The dataset shows the activity of 9579 users (who opted-in to contribute their data for research) across 10855 subreddits. “Activity” means merely that a user made an upvote or downvote in a subreddit. Here I’ll have a quantitative look at the dataset, to see how healthy it is.
It’s reasonable to expect the subreddits population to follow a pareto distribution (see this post by Terence Tao for a definition of “reasonable”). The simplest way to check is to see if the cumulative distribution of subreddit sizes is a pareto (see “Power laws, Pareto distributions and Zipf’s law” by M. E. J. Newman for details). Here we go:
The log-log plot looks a lot like a straight line, and with some handwaving we can conclude the data goes like a pareto. This diagram, also called “rank/frequency plot” because of its use in word frequency analysis in texts, is very simple to draw: line up your population sizes sorted from largest to smallest, and plot their rank (position in the list counted starting from 1) versus sizes.

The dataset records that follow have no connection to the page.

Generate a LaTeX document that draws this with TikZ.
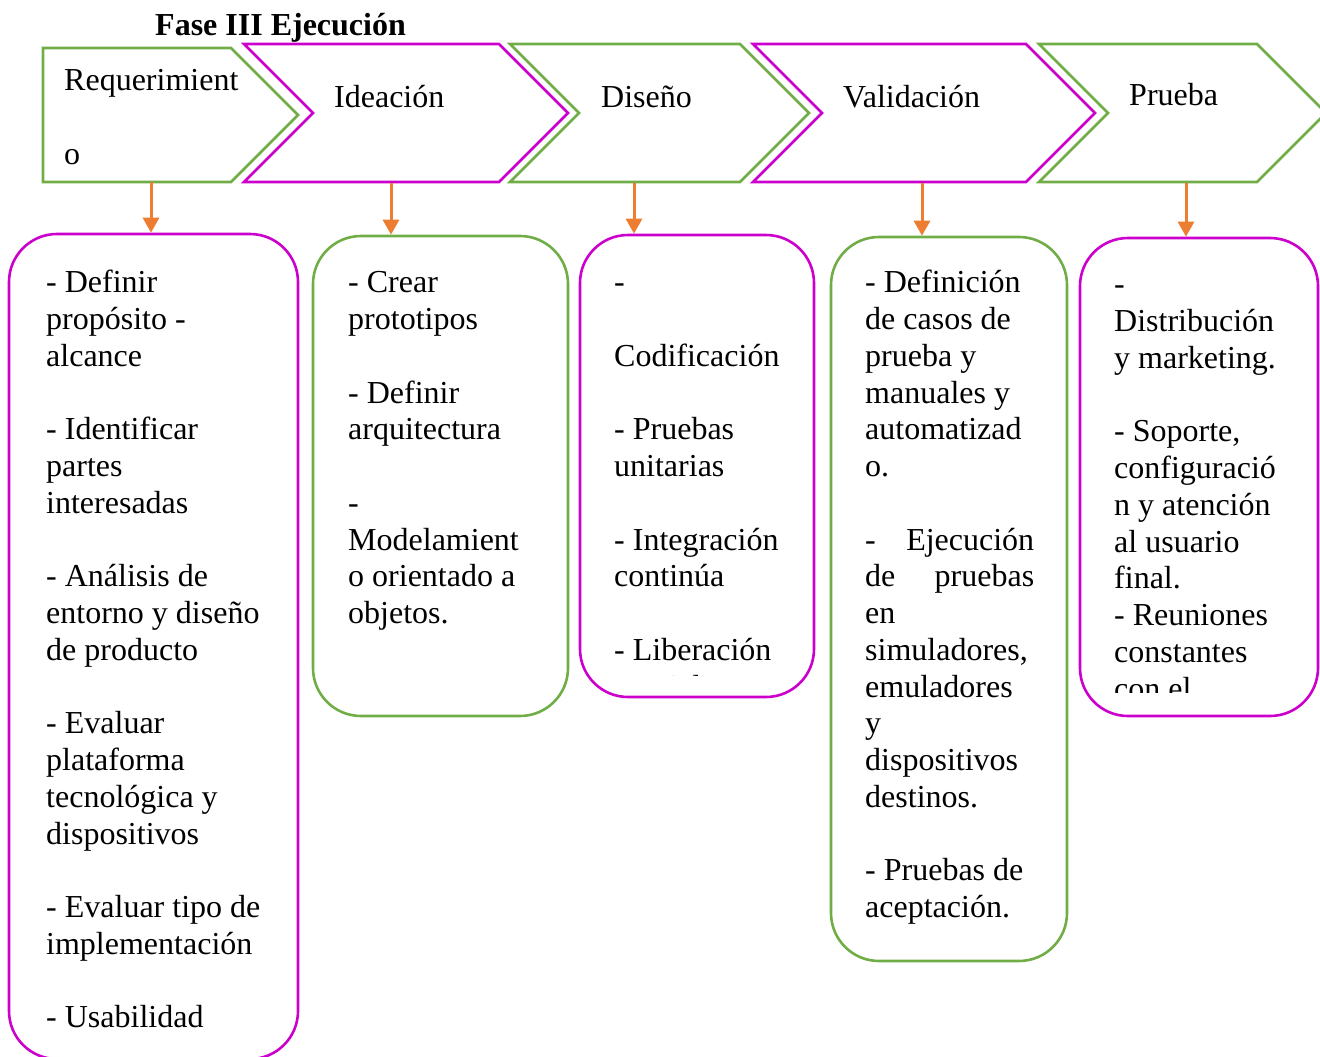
\documentclass[tikz,border=0pt]{standalone}
\usepackage{fontspec}
\setmainfont{Liberation Serif}
\usetikzlibrary{arrows.meta, positioning, shapes.symbols}
\definecolor{fgreen}{RGB}{112,173,71}
\definecolor{fmag}{RGB}{204,0,204}
\definecolor{forange}{RGB}{237,125,49}
\newcommand{\bodyfont}{\fontsize{32}{36.75}\selectfont}
\newcommand{\lskip}{36.75pt}

\begin{document}
\begin{tikzpicture}[
		x=1pt, y=-1pt,
		chev/.style={draw, line width=2.6pt},
		sig/.style={chev, shape=signal, signal from=west, signal to=east, signal pointer angle=90, inner sep=0pt, minimum height=138},
		bx/.style={draw, line width=2.6pt, rounded corners=48pt, inner sep=0pt},
		txt/.style={anchor=north west, align=flush left, text width=330pt, inner sep=0pt, font=\bodyfont, execute at begin node=\strut},
		lbl/.style={anchor=base west, inner sep=0pt, font=\bodyfont},
		arr/.style={-{Triangle[length=15pt, width=16pt]}, line width=3pt, draw=forange}
		]
		\useasboundingbox (0,0) rectangle (1320,1057);
		\node[lbl, font=\bodyfont\bfseries] (title) at (155,36) {Fase III Ejecución};
		
		% fases
		\draw[chev, draw=fgreen] (43,48) -- (231,48) -- (298,115) -- (231,182) coordinate (req) -- (43,182) -- cycle;
		\node[sig, draw=fmag, minimum width=324] (idea) at (406,113) {};
		\node[sig, draw=fgreen, minimum width=299] (dis) at (659.5,113) {};
		\node[sig, draw=fmag, minimum width=342] (val) at (924,113) {};
		\node[sig, draw=fgreen, minimum width=287] (pru) at (1182.5,113) {};
		
		\node[txt] (reqlbl) at (64,65) {Requerimient\\[\lskip]o};
		\node[lbl] (idealbl) at (334,107) {Ideación};
		\node[lbl] (dislbl) at (601,107) {Diseño};
		\node[lbl] (vallbl) at (843,107) {Validación};
		\node[lbl] (prulbl) at (1129,106) {Prueba};
		
		% actividades
		\node[bx, draw=fmag, minimum width=289, minimum height=825] (reqbox) at (153.5,646.5) {};
		\node[bx, draw=fgreen, minimum width=255, minimum height=480] (ideabox) at (440.5,476) {};
		\node[bx, draw=fmag, minimum width=234, minimum height=462] (disbox) at (697,466) {};
		\node[bx, draw=fgreen, minimum width=236, minimum height=724] (valbox) at (949,599) {};
		\node[bx, draw=fmag, minimum width=238, minimum height=478] (prubox) at (1199,477) {};
		
		\node[txt] (reqtxt) at (46,267) {- Definir\\ propósito -\\ alcance\\[\lskip]
			- Identificar\\ partes\\ interesadas\\[\lskip]
			- Análisis de\\ entorno y diseño\\ de producto\\[\lskip]
			- Evaluar\\ plataforma\\ tecnológica y\\ dispositivos\\[\lskip]
			- Evaluar tipo de\\ implementación\\[\lskip]
			- Usabilidad};
		\node[txt] (ideatxt) at (348,267) {- Crear\\ prototipos\\[\lskip]
			- Definir\\ arquitectura\\[\lskip]
			-\\ Modelamient\\ o orientado a\\ objetos.};
		\begin{scope}
			\clip (580,235) rectangle (814,675);
			\node[txt] (distxt) at (614,267) {-\\[\lskip] Codificación\\[\lskip]
				- Pruebas\\ unitarias\\[\lskip]
				- Integración\\ continúa\\[\lskip]
				- Liberación\\ parcial};
		\end{scope}
		\node[txt] (valtxt) at (865,267) {- Definición\\ de casos de\\ prueba y\\ manuales y\\ automatizad\\ o.\\[\lskip]
			\makebox[169pt][l]{-\hfill Ejecución}\\ \makebox[169pt][l]{de\hfill pruebas}\\ en\\ simuladores,\\ emuladores\\ y\\ dispositivos\\ destinos.\\[\lskip]
			- Pruebas de\\ aceptación.};
		\begin{scope}
			\clip (1080,238) rectangle (1318,692);
			\node[txt] (prutxt) at (1114,269) {-\\ Distribución\\ y marketing.\\[\lskip]
				- Soporte,\\ configuració\\ n y atención\\ al usuario\\ final.\\
				- Reuniones\\ constantes\\ con el};
		\end{scope}
		
		\coordinate (a1) at (151,0);
		\coordinate (a2) at (391,0);
		\coordinate (a3) at (634,0);
		\coordinate (a4) at (922,0);
		\coordinate (a5) at (1186,0);
		\draw[arr] (a1 |- req) -- (a1 |- reqbox.north);
		\draw[arr] (a2 |- idea.south) -- (a2 |- ideabox.north);
		\draw[arr] (a3 |- dis.south) -- (a3 |- disbox.north);
		\draw[arr] (a4 |- val.south) -- (a4 |- valbox.north);
		\draw[arr] (a5 |- pru.south) -- (a5 |- prubox.north);
	\end{tikzpicture}
\end{document}
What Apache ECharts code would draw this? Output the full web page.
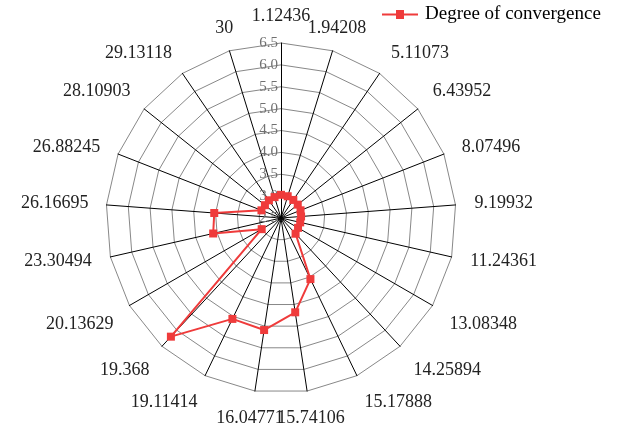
<!DOCTYPE html>
<html>
<head>
<meta charset="utf-8">
<script src="https://cdn.jsdelivr.net/npm/echarts@6/dist/echarts.min.js"></script>
<style>
html, body { margin: 0; padding: 0; background: #ffffff; }
#chart { width: 621px; height: 432px; }
</style>
</head>
<body>
<div id="chart"></div>
<script>
// Spoke labels, listed clockwise from the top spoke
const categories = [
  '1.12436', '1.94208', '5.11073', '6.43952', '8.07496', '9.19932', '11.24361',
  '13.08348', '14.25894', '15.17888', '15.74106', '16.04771', '19.11414', '19.368',
  '20.13629', '23.30494', '26.16695', '26.88245', '28.10903', '29.13118', '30'
];

// Degree of convergence at each spoke
const convergence = [
  3.03, 3.02, 3.00, 2.99, 2.98, 2.96, 2.95,
  2.95, 2.99, 4.05, 4.68, 5.09, 5.06, 6.20,
  3.01, 4.09, 4.03, 2.98, 2.97, 2.99, 3.00
];

// Radial scale
const radialMin = 2.5;
const radialMax = 6.5;
const radialStep = 0.5;

// Small [dx, dy] nudges for the spoke labels, in the same order as categories
const labelNudge = [
  [0, 0], [-30, -6], [1, -5], [1, -6], [1, 2], [1, 2], [1, 2],
  [1, 10], [1, 11], [0, 10], [-32, 10], [31, 10], [0, 10], [0, 11],
  [0, 10], [-1, 2], [0, 2], [-1, 2], [0, -7], [0, -5], [9, -6]
];

const seriesName = 'Degree of convergence';
const red = '#EF3B3B';
const baseNameGap = 18;

// The vertical part of a nudge is taken up by a per-spoke name gap
// (outward along the spoke), the horizontal remainder by padding.
function labelPlacement(i, n) {
  const theta = i * 2 * Math.PI / n;          // clockwise from the top
  const s = Math.sin(theta), c = Math.cos(theta);
  const [dx, dy] = labelNudge[i];
  const extra = Math.abs(c) > 0.45 ? -dy / c : 0;
  const restX = Math.round(dx - s * extra);
  return {
    nameGap: baseNameGap + Math.round(extra),
    padding: [0, -restX, 0, restX]
  };
}

// ECharts lays radar indicators out counter-clockwise, so keep the first
// spoke on top and walk the rest backwards to run clockwise.
const order = [0].concat(categories.map((_, i) => i).slice(1).reverse());
const indicators = order.map(i => {
  const place = labelPlacement(i, categories.length);
  return {
    name: categories[i],
    min: radialMin,
    max: radialMax,
    nameGap: place.nameGap,
    nameTextStyle: { padding: place.padding }
  };
});
const values = order.map(i => convergence[i]);

const center = [281, 218];
const radius = 175;

const chart = echarts.init(document.getElementById('chart'), null, { renderer: 'canvas' });
chart.setOption({
  animation: false,
  backgroundColor: '#ffffff',
  legend: {
    left: 382,
    top: 5,
    padding: 0,
    itemWidth: 36,
    itemHeight: 9,
    icon: 'path://M0,3.5 L14,3.5 L14,0 L22,0 L22,3.5 L36,3.5 L36,5.5 L22,5.5 L22,9 L14,9 L14,5.5 L0,5.5 Z',
    data: [seriesName],
    textStyle: { fontFamily: 'Liberation Serif', fontSize: 19, color: '#000000', padding: [0, 0, 0, 2] }
  },
  radar: {
    center: center,
    radius: radius,
    startAngle: 90,
    shape: 'polygon',
    splitNumber: (radialMax - radialMin) / radialStep,
    indicator: indicators,
    nameGap: baseNameGap,
    axisName: { color: '#222222', fontSize: 18, fontFamily: 'Liberation Serif' },
    axisLine: { lineStyle: { color: '#000000', width: 1 } },
    splitLine: { lineStyle: { color: '#888888', width: 1 } },
    splitArea: { show: false },
    axisTick: { show: false },
    axisLabel: { show: false }
  },
  // A polar system sharing the radar's centre and radius carries the
  // tick labels along the top spoke.
  polar: { center: center, radius: radius },
  angleAxis: { type: 'value', startAngle: 90, show: false },
  radiusAxis: {
    type: 'value',
    min: radialMin,
    max: radialMax,
    interval: radialStep,
    axisLine: { show: false },
    axisTick: { show: false },
    splitLine: { show: false },
    axisLabel: {
      color: '#707070',
      fontSize: 15,
      fontFamily: 'Liberation Serif',
      margin: 3,
      formatter: v => v.toFixed(1)
    }
  },
  series: [{
    type: 'radar',
    name: seriesName,
    symbol: 'rect',
    symbolSize: 8,
    lineStyle: { color: red, width: 2 },
    itemStyle: { color: red },
    data: [{ name: seriesName, value: values }]
  }]
});
</script>
</body>
</html>
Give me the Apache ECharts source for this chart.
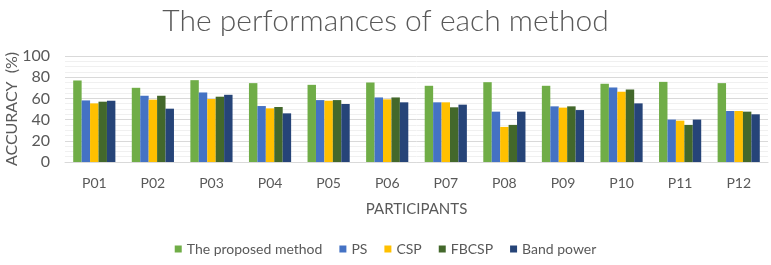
<!DOCTYPE html>
<html><head><meta charset="utf-8">
<script src="https://cdn.jsdelivr.net/npm/echarts@6/dist/echarts.min.js"></script>
<style>html,body{margin:0;padding:0;background:#fff}#c{width:771px;height:265px}</style>
</head><body><div id="c"></div>
<script>
const categories = ['P01','P02','P03','P04','P05','P06','P07','P08','P09','P10','P11','P12'];
const seriesNames = ['The proposed method','PS','CSP','FBCSP','Band power'];
const proposed = [76.9, 70.0, 77.2, 74.4, 72.8, 75.0, 71.9, 75.3, 71.9, 73.8, 75.6, 74.4];
const ps       = [58.1, 62.5, 65.6, 52.8, 58.4, 60.9, 56.3, 47.5, 52.5, 70.3, 40.0, 48.1];
const csp      = [55.3, 58.8, 59.4, 50.6, 57.8, 59.1, 56.3, 33.1, 51.3, 66.3, 39.0, 48.1];
const fbcsp    = [56.9, 62.5, 61.6, 51.9, 58.4, 60.9, 51.6, 35.0, 52.5, 68.4, 35.0, 47.5];
const bandPower= [57.8, 50.3, 63.4, 45.9, 54.7, 56.3, 54.1, 47.5, 49.0, 55.3, 40.0, 45.0];
const yTicks = [0, 20, 40, 60, 80, 100];

const colors = ['#70AD47','#4472C4','#FFC000','#43682B','#264478'];
const values = [proposed, ps, csp, fbcsp, bandPower];
const txt = '#595959';
const font = 'Lato';

const chart = echarts.init(document.getElementById('c'), null, {renderer:'canvas'});
chart.setOption({
  animation:false,
  color: colors,
  title:{text:'The performances of each method', left:'center', top:1,
    textStyle:{color:txt, fontSize:30, fontWeight:300, fontFamily:font}},
  legend:{bottom:4, left:'center', itemWidth:7, itemHeight:7, itemGap:17,
    icon:'rect', textStyle:{color:txt, fontSize:14, fontFamily:font}, data:seriesNames},
  grid:{left:65, right:3, top:56, bottom:103, outerBoundsMode:'none', containLabel:false},
  xAxis:{type:'category', data:categories,
    name:'PARTICIPANTS', nameLocation:'middle', nameGap:40, nameMoveOverlap:false,
    nameTextStyle:{color:txt, fontSize:15, fontFamily:font},
    axisLine:{lineStyle:{color:'#d9d9d9'}}, axisTick:{show:false},
    axisLabel:{color:txt, fontSize:14, fontFamily:font, margin:14}},
  yAxis:{type:'value', min:yTicks[0], max:yTicks[yTicks.length-1], interval:20,
    name:'ACCURACY  (%)', nameLocation:'middle', nameGap:45, nameMoveOverlap:false,
    nameTextStyle:{color:txt, fontSize:16, fontFamily:font},
    axisLabel:{color:txt, fontSize:16, fontFamily:font, margin:15},
    splitLine:{lineStyle:{color:'#d9d9d9'}},
    minorTick:{show:false, splitNumber:4},
    minorSplitLine:{show:true, lineStyle:{color:'#f0f0f0'}}},
  series: seriesNames.map((n,i)=>({name:n, type:'bar', data:values[i],
    barGap:'0%', barCategoryGap:'28%'}))
});
</script></body></html>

The first population will have only one largest or equal element (i.e., itself); the second will have two (itself and the previous one, which is larger since elements are sorted) and so on.
The first dump by David King showed users with abnormal activity; Alex Mizrahi’s sampling was said to mitigate the problem. So here I plot the histograms of user activities; i.e. what’s the distribution of the number of subreddits that users follow.
Most of the users are on <20 subreddits. Somebody has activity on ~250 subs, but the histogram shows those are outliers.